Lo que hace especialmente singular a esta novela es la presencia fabuladora de un Ficus carica. Quiere decirse una higuera, la cual toma protagonismo como relatora de la historia y, nunca mejor dicho, como ser vivo. La isla del árbol perdido está llena de citas a la naturaleza, a la vinculación ancestral que árboles e insectos tienen con la especie humana para lo bueno y para lo malo del devenir. Ha dicho la autora que le interesó adentrarse en la perspectiva cíclica de la naturaleza. Los árboles tienen una vida mucho más longeva que la de las generaciones de los hombres y es sabido que hablan bajo tierra y sobre la tierra. La higuera de Elif Shafak ha visto todo lo que se nos cuenta a saltos temporales. Fue traída desde Chipre hasta Londres. Entre inmigrantes mediterráneos se convirtió en tradición enterrar higueras y árboles que sufren en el crudo invierno para ser desenterrados en el albor de la primavera.
El drama vinculante es intuido desde el inicio. Dijo una vez la autora que heredamos el color del pelo y la forma de los ojos, pero también aspectos de lo abstracto: el dolor. Cuenta la novela que las viejas chipriotas siguen sosteniendo la maldición de decirle a alguien que ojalá no deje de recordar nunca hasta la muerte. La memoria, pues, como tormento y tortura hasta el más oscuro vahído. Algo guarda la novela de este acervo popular, aunque no todo, ni mucho menos, es doloroso ni traumático.

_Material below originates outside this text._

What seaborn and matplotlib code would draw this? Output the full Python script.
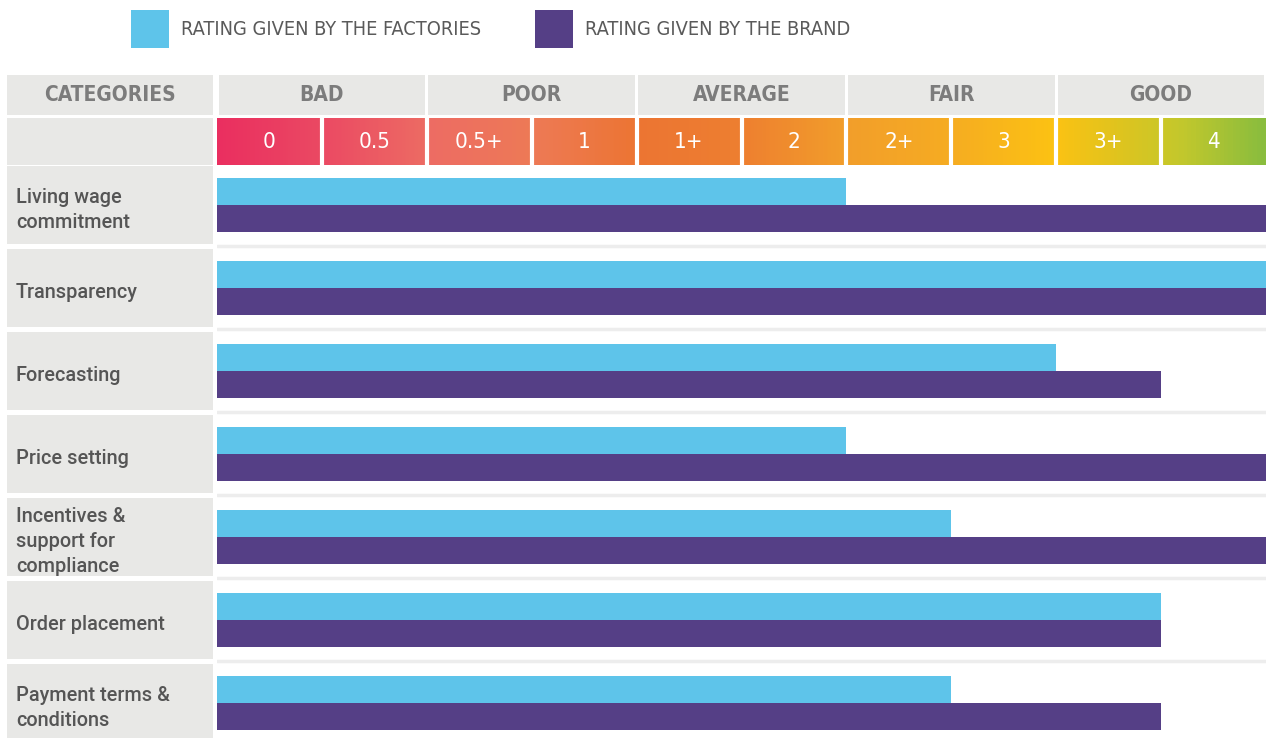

Hemos dicho que la narración hace la vez de una especie de tratado botánico. Sabemos que, por ejemplo, en Chipre el lentisco sólo ha llorado dos veces. Una, cuando los romanos torturaron a un mártir cristiano. La otra, cuando el Turco invadió la isla y se quedó para siempre. Por su parte, se dice que los troncos de las higueras albergan espíritus (buenos, malos e indecisos). En el judaísmo, sentarse bajo una higuera lleva al estudio profundo de la Torá. Jesús habló de la higuera infértil, pero fue con su cataplasma como se salvó Ezequías. Mahoma dijo que la higuera era el único árbol que deseaba ver en el paraíso y una sura lleva su nombre. Meditando bajo sus ramas, Buda alcanzó la iluminación. Los beduinos vencen sus divergencias a la sombra de la higuera. Los drusos besan su corteza con reverencia y rezan para alcanzar la ma’rifa. Algunos creen que si se rodea una higuera siete veces y se quema incienso alrededor con palabras adecuadas, se puede cambiar de sexo respecto al que fue dado al nacer. Por eso, a las higueras las llaman “árboles sagrados”, “árboles del deseo”, “árboles malditos”, “árboles espectrales”, “árboles sobrenaturales”, “árboles siniestros” y “árboles robadores de almas”. ¿Y quien lo dice? Ya lo hemos dicho: la propia higuera, que es tan charlatana como la tía Meryem.